Would I prefer a land-based trip?

If you prefer to be based on land, then staying on an island allows you to experience the wildlife during the day on excursions but return to the comforts of a good hotel in the evening. Meanwhile a cruise allows you to visit different islands, including the more remote ones, as well as visiting the islands early in the morning, one of the best times for observing the wildlife.

Which boat is best?

It is commonly believed that catamarans are more stable, however, monohulls sit lower in the water with more of the boat under the water level, designed to work with the elements rather than trying to fight them. Click here for a detailed ship comparison.

What if I get sick on-board?

If you still find yourself feeling queasy whilst on-board, here are some top tips to bear in mind:

  • Waters in the Galapagos tend to be calmer in the first half of the year, so consider booking in these months. September tends to be the worst month in terms of ocean roughness.
  • Fresh air often helps, so sit on the sun deck facing forwards and watch the horizon.
  • Ensure you drink plenty of water to avoid dehydration, and avoid alcohol as this increases nausea.
  • Consider requesting a cabin on a lower deck, as the closer your cabin is to the water the less it will move.
  • Many people wear wristbands and take tablets to combat seasickness. There are also herbal remedies such as ginger and peppermint which may help. Consider consulting a doctor before your trip.

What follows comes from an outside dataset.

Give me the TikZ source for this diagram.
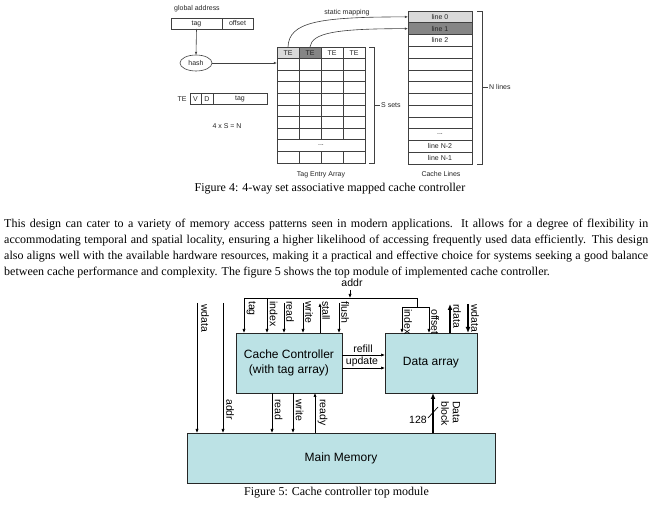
\documentclass[tikz,border=0pt]{standalone}
\usepackage{fontspec}
\setmainfont{Liberation Serif}
\newfontfamily\arial{Liberation Sans}
\usetikzlibrary{shapes.geometric,arrows.meta}
\definecolor{boxcyan}{HTML}{BCE2E5}
\definecolor{lgray}{HTML}{D9D9D9}
\definecolor{dgray}{HTML}{858585}
\definecolor{lcol}{HTML}{404040}
\tikzset{
  f4/.style={font=\arial\fontsize{7}{8}\selectfont, text=black!85, inner sep=0pt},
  f4cell/.style={f4, draw=lcol, line width=0.6pt, outer sep=0pt},
  f4line/.style={draw=lcol, line width=0.6pt},
  f4arr/.style={f4line, -{Latex[length=3.2pt,width=2.6pt]}},
  f5box/.style={draw=black!85, line width=0.8pt, fill=boxcyan, inner sep=0pt, outer sep=0pt, font=\arial\fontsize{12}{14.5}\selectfont, align=center},
  f5lab/.style={font=\arial\fontsize{10.5}{11.5}\selectfont, rotate=-90, anchor=south west, inner sep=0pt},
  f5hlab/.style={font=\arial\fontsize{10.5}{11.5}\selectfont, inner sep=0pt},
  sig/.style={draw=black, line width=0.7pt, -{Latex[length=4pt,width=3.2pt]}},
  sigline/.style={draw=black, line width=0.7pt},
  bus/.style={draw=black, line width=1.8pt, -{Latex[length=6pt,width=5pt]}},
  body/.style={font=\fontsize{12}{14}\selectfont, inner sep=0pt, anchor=base west},
  captext/.style={font=\fontsize{12}{14}\selectfont, inner sep=0pt},
}
\begin{document}
\begin{tikzpicture}[x=1pt,y=-1pt]
\useasboundingbox[fill=white] (0,0) rectangle (659,510);
% ---------------- Figure 4 ----------------
\node[f4] (gaddr) at (197,9) {global address};
\node[f4cell, minimum width=51pt, minimum height=11pt] (gtag) at (196.5,23.5) {tag};
\node[f4cell, minimum width=31pt, minimum height=11pt] (goff) at (237.5,23.5) {offset};
\node[f4cell, ellipse, minimum width=32pt, minimum height=16pt] (hash) at (196,63) {hash};
\draw[f4arr] (gtag.south) -- (hash.north);
\coordinate (arrin) at (277,63);
\draw[f4arr] (hash.east) -- (arrin);
% TE format
\node[f4] (telab) at (182,99) {TE};
\node[f4cell, minimum width=11pt, minimum height=11pt] (tev) at (195.5,99) {V};
\node[f4cell, minimum width=12pt, minimum height=11pt] (ted) at (207,99) {D};
\node[f4cell, minimum width=54pt, minimum height=11pt] (tetag) at (240,99) {tag};
\node[f4] (eqn) at (227,126) {4 x S = N};
% tag entry array
\foreach \i/\c in {1/lgray,2/dgray,3/white,4/white}
  \node[f4cell, fill=\c, minimum width=22pt, minimum height=11.6pt] (te\i) at ({277+22*(\i-0.5)},52.8) {TE};
\draw[f4line] (277,58.6) rectangle (365,163);
\foreach \y in {70.2,81.8,93.4,105,116.6,128.2,139.8,151.4}
  \draw[f4line] (277,\y) -- (365,\y);
\foreach \x in {299,321,343} {
  \draw[f4line] (\x,58.6) -- (\x,139.8);
  \draw[f4line] (\x,151.4) -- (\x,163);
}
\node[f4] (tdots) at (321,145.6) {...};
\node[f4] (tealab) at (321,175) {Tag Entry Array};
% S sets bracket
\draw[f4line] (369,47) -- (374,47) -- (374,163) -- (369,163);
\draw[f4line] (374,105) -- (380,105);
\node[f4, anchor=west] (ssets) at (381,105) {S sets};
% cache lines
\node[f4cell, fill=lgray, minimum width=64pt, minimum height=11.77pt] (line0) at (440,16.9) {line 0};
\node[f4cell, fill=dgray, minimum width=64pt, minimum height=11.77pt] (line1) at (440,28.65) {line 1};
\node[f4cell, minimum width=64pt, minimum height=11.77pt] (line2) at (440,40.4) {line 2};
\draw[f4line] (408,46.31) rectangle (472,128.7);
\foreach \y in {58.08,69.85,81.62,93.39,105.16,116.93}
  \draw[f4line] (408,\y) -- (472,\y);
\node[f4cell, minimum width=64pt, minimum height=11.77pt] (ldots) at (440,134.6) {...};
\node[f4cell, minimum width=64pt, minimum height=11.77pt] (lineN2) at (440,146.4) {line N-2};
\node[f4cell, minimum width=64pt, minimum height=11.77pt] (lineN1) at (440,158.1) {line N-1};
\node[f4] (cllab) at (441,174) {Cache Lines};
% N lines bracket
\draw[f4line] (477,11) -- (482,11) -- (482,164) -- (477,164);
\draw[f4line] (482,87) -- (488,87);
\node[f4, anchor=west] (nlines) at (489,87) {N lines};
% static mapping
\node[f4] (smap) at (347,13) {static mapping};
\draw[f4arr] (te1.north) .. controls (289,22) and (318,16.9) .. (line0.west);
\draw[f4arr] (te2.north) .. controls (312,33) and (335,28.65) .. (line1.west);
% caption
\node[captext] (cap4) at (330,189) {Figure 4: 4-way set associative mapped cache controller};
% ---------------- Paragraph ----------------
\node[body] (p1) at (4,228) {\makebox[644pt][s]{This design can cater to a variety of memory access patterns seen in modern applications. It allows for a degree of flexibility in}};
\node[body] (p2) at (4,244) {\makebox[644pt][s]{accommodating temporal and spatial locality, ensuring a higher likelihood of accessing frequently used data efficiently. This design}};
\node[body] (p3) at (4,260) {\makebox[644pt][s]{also aligns well with the available hardware resources, making it a practical and effective choice for systems seeking a good balance}};
\node[body] (p4) at (4,276) {between cache performance and complexity. The figure 5 shows the top module of implemented cache controller.};
% ---------------- Figure 5 ----------------
\node[f5box, minimum width=106pt, minimum height=60pt] (cc) at (289,363) {Cache Controller\\(with tag array)};
\node[f5box, minimum width=92pt, minimum height=60pt] (da) at (431,363) {Data array};
\node[f5box, minimum width=308pt, minimum height=50pt] (mm) at (341,458) {Main Memory};
% addr bus
\node[f5hlab] (addrlab) at (352,283) {addr};
\coordinate (addrtop) at (350,290);
\coordinate (busA) at (350,298);
\coordinate (busL) at (244,298);
\coordinate (busR) at (417,298);
\coordinate (busD) at (417,307);
\coordinate (brL) at (402,307);
\coordinate (brR) at (429,307);
\draw[sig] (addrtop) -- (busA);
\draw[sigline] (busL) -- (busR) -- (busD);
\draw[sigline] (brL) -- (brR);
\draw[sig] (busL) -- (busL |- cc.north);
\coordinate (idxtop) at (267,298);
\draw[sig] (idxtop) -- (idxtop |- cc.north);
\draw[sig] (brL) -- (brL |- da.north);
\draw[sig] (brR) -- (brR |- da.north);
\coordinate (rdtop) at (284,303);
\coordinate (wrtop) at (303,303);
\coordinate (sttop) at (320,303);
\coordinate (fltop) at (339,303);
\draw[sig] (rdtop) -- (rdtop |- cc.north);
\draw[sig] (wrtop) -- (wrtop |- cc.north);
\draw[sig] (sttop |- cc.north) -- (sttop);
\draw[sig] (fltop) -- (fltop |- cc.north);
\node[f5lab] (ltag) at (246.5,301) {tag};
\node[f5lab] (lidx) at (269.5,301) {index};
\node[f5lab] (lrd) at (286,301) {read};
\node[f5lab] (lwr) at (305,301) {write};
\node[f5lab] (lst) at (322,301) {stall};
\node[f5lab] (lfl) at (341,301) {flush};
\node[f5lab] (didx) at (404,309) {index};
\node[f5lab] (doff) at (431,309) {offset};
% rdata / wdata
\coordinate (rdt) at (450,304);
\coordinate (wdt) at (468,304);
\draw[bus] (rdt |- da.north) -- (rdt);
\draw[bus] (wdt) -- (wdt |- da.north);
\node[f5lab] (lrdata) at (453,304) {rdata};
\node[f5lab] (lwdata) at (471,304) {wdata};
% left lines to memory
\coordinate (wdL) at (197,303);
\coordinate (adL) at (223,303);
\draw[sig] (wdL) -- (wdL |- mm.north);
\draw[sig] (adL) -- (adL |- mm.north);
\node[f5lab] (lwdL) at (201,304) {wdata};
\node[f5lab] (ladL) at (226,399) {addr};
% controller to memory
\coordinate (rdb) at (272,393);
\coordinate (wrb) at (293,393);
\coordinate (rdy) at (315,433);
\draw[sig] (rdb) -- (rdb |- mm.north);
\draw[sig] (wrb) -- (wrb |- mm.north);
\draw[sig] (rdy) -- (rdy |- cc.south);
\node[f5lab] (lrdb) at (274.5,399) {read};
\node[f5lab] (lwrb) at (295.5,399) {write};
\node[f5lab] (lrdy) at (317.5,399) {ready};
% refill / update
\coordinate (rf) at (342,355);
\coordinate (up) at (342,368);
\draw[sig] (rf) -- (rf -| da.west);
\draw[sig] (up) -- (up -| da.west);
\node[f5hlab, anchor=south] (lrf) at (363,353) {refill};
\node[f5hlab, anchor=south] (lup) at (362,366.5) {update};
% data block
\coordinate (db) at (433,433);
\draw[bus] (db) -- (db |- da.south);
\coordinate (slA) at (428,418);
\coordinate (slB) at (438,407);
\draw[sigline] (slA) -- (slB);
\node[f5hlab] (l128) at (418,420) {128};
\node[f5lab, align=left] (ldb) at (441,401) {Data\\block};
\node[captext] (cap5) at (336.5,493) {Figure 5: Cache controller top module};
\end{tikzpicture}
\end{document}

A Galapagos visit truly is the trip of a lifetime, and it would be a huge shame to not experience the phenomenal wildlife due to the fear of seasickness. So rather than letting this prevent you from taking a Galapagos holiday, perhaps consider these points before booking your next trip. If you are still not convinced by a cruise, a land-based Galapagos holiday allows you to experience abundant wildlife as well as activities such as snorkelling, kayaking and hiking.